WORK TO COMPLETE: Make an exact copy of the lines below.

INFORMATION PROVIDED:
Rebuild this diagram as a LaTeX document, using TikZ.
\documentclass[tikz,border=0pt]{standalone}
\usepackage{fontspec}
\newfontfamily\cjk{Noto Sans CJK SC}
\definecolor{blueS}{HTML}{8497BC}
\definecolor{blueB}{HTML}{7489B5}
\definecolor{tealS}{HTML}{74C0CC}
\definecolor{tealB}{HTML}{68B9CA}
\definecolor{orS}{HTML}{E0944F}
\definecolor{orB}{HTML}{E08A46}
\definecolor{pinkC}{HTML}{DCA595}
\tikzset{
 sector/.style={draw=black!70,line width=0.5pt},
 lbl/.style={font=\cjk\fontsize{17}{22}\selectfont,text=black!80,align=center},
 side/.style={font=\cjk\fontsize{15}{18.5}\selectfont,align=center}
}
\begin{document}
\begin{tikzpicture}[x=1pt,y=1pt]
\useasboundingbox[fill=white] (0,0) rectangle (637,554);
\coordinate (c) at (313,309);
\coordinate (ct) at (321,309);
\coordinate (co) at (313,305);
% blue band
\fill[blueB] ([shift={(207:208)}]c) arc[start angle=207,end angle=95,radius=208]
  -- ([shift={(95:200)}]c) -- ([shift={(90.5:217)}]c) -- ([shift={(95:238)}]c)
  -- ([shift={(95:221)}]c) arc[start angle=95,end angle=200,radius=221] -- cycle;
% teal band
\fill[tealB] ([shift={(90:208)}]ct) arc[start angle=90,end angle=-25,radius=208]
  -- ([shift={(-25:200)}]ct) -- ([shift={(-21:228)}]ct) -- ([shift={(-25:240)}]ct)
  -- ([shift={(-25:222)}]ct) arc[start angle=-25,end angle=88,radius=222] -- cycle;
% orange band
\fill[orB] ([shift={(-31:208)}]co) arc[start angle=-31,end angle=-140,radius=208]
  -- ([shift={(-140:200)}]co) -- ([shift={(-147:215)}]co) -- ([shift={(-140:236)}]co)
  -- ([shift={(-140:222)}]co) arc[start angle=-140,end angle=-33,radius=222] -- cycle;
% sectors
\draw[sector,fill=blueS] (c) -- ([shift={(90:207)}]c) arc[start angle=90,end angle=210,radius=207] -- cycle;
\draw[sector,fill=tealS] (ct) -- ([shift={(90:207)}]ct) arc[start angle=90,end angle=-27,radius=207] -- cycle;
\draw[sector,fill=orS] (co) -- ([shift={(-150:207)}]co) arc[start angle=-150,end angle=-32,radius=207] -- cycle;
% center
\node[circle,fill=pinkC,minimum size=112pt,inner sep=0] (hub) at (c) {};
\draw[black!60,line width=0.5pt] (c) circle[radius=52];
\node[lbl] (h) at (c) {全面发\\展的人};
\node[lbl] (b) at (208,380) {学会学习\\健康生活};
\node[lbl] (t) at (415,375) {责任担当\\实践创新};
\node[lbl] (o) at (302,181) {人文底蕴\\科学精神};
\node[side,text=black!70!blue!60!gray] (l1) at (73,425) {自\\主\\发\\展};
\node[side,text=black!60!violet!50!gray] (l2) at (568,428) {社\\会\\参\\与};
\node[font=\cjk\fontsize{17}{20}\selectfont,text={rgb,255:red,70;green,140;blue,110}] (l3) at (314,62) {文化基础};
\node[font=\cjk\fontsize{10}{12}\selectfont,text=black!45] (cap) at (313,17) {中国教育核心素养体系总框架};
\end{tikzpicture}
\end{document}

RESULT:
Rebuild this diagram as a LaTeX document, using TikZ.
\documentclass[tikz,border=0pt]{standalone}
\usepackage{fontspec}
\newfontfamily\cjk{Noto Sans CJK SC}
\definecolor{blueS}{HTML}{8497BC}
\definecolor{blueB}{HTML}{7489B5}
\definecolor{tealS}{HTML}{74C0CC}
\definecolor{tealB}{HTML}{68B9CA}
\definecolor{orS}{HTML}{E0944F}
\definecolor{orB}{HTML}{E08A46}
\definecolor{pinkC}{HTML}{DCA595}
\tikzset{
 sector/.style={draw=black!70,line width=0.5pt},
 lbl/.style={font=\cjk\fontsize{17}{22}\selectfont,text=black!80,align=center},
 side/.style={font=\cjk\fontsize{15}{18.5}\selectfont,align=center}
}
\begin{document}
\begin{tikzpicture}[x=1pt,y=1pt]
\useasboundingbox[fill=white] (0,0) rectangle (637,554);
\coordinate (c) at (313,309);
\coordinate (ct) at (321,309);
\coordinate (co) at (313,305);
% blue band
\fill[blueB] ([shift={(207:208)}]c) arc[start angle=207,end angle=95,radius=208]
  -- ([shift={(95:200)}]c) -- ([shift={(90.5:217)}]c) -- ([shift={(95:238)}]c)
  -- ([shift={(95:221)}]c) arc[start angle=95,end angle=200,radius=221] -- cycle;
% teal band
\fill[tealB] ([shift={(90:208)}]ct) arc[start angle=90,end angle=-25,radius=208]
  -- ([shift={(-25:200)}]ct) -- ([shift={(-21:228)}]ct) -- ([shift={(-25:240)}]ct)
  -- ([shift={(-25:222)}]ct) arc[start angle=-25,end angle=88,radius=222] -- cycle;
% orange band
\fill[orB] ([shift={(-31:208)}]co) arc[start angle=-31,end angle=-140,radius=208]
  -- ([shift={(-140:200)}]co) -- ([shift={(-147:215)}]co) -- ([shift={(-140:236)}]co)
  -- ([shift={(-140:222)}]co) arc[start angle=-140,end angle=-33,radius=222] -- cycle;
% sectors
\draw[sector,fill=blueS] (c) -- ([shift={(90:207)}]c) arc[start angle=90,end angle=210,radius=207] -- cycle;
\draw[sector,fill=tealS] (ct) -- ([shift={(90:207)}]ct) arc[start angle=90,end angle=-27,radius=207] -- cycle;
\draw[sector,fill=orS] (co) -- ([shift={(-150:207)}]co) arc[start angle=-150,end angle=-32,radius=207] -- cycle;
% center
\node[circle,fill=pinkC,minimum size=112pt,inner sep=0] (hub) at (c) {};
\draw[black!60,line width=0.5pt] (c) circle[radius=52];
\node[lbl] (h) at (c) {全面发\\展的人};
\node[lbl] (b) at (208,380) {学会学习\\健康生活};
\node[lbl] (t) at (415,375) {责任担当\\实践创新};
\node[lbl] (o) at (302,181) {人文底蕴\\科学精神};
\node[side,text=black!70!blue!60!gray] (l1) at (73,425) {自\\主\\发\\展};
\node[side,text=black!60!violet!50!gray] (l2) at (568,428) {社\\会\\参\\与};
\node[font=\cjk\fontsize{17}{20}\selectfont,text={rgb,255:red,70;green,140;blue,110}] (l3) at (314,62) {文化基础};
\node[font=\cjk\fontsize{10}{12}\selectfont,text=black!45] (cap) at (313,17) {中国教育核心素养体系总框架};
\end{tikzpicture}
\end{document}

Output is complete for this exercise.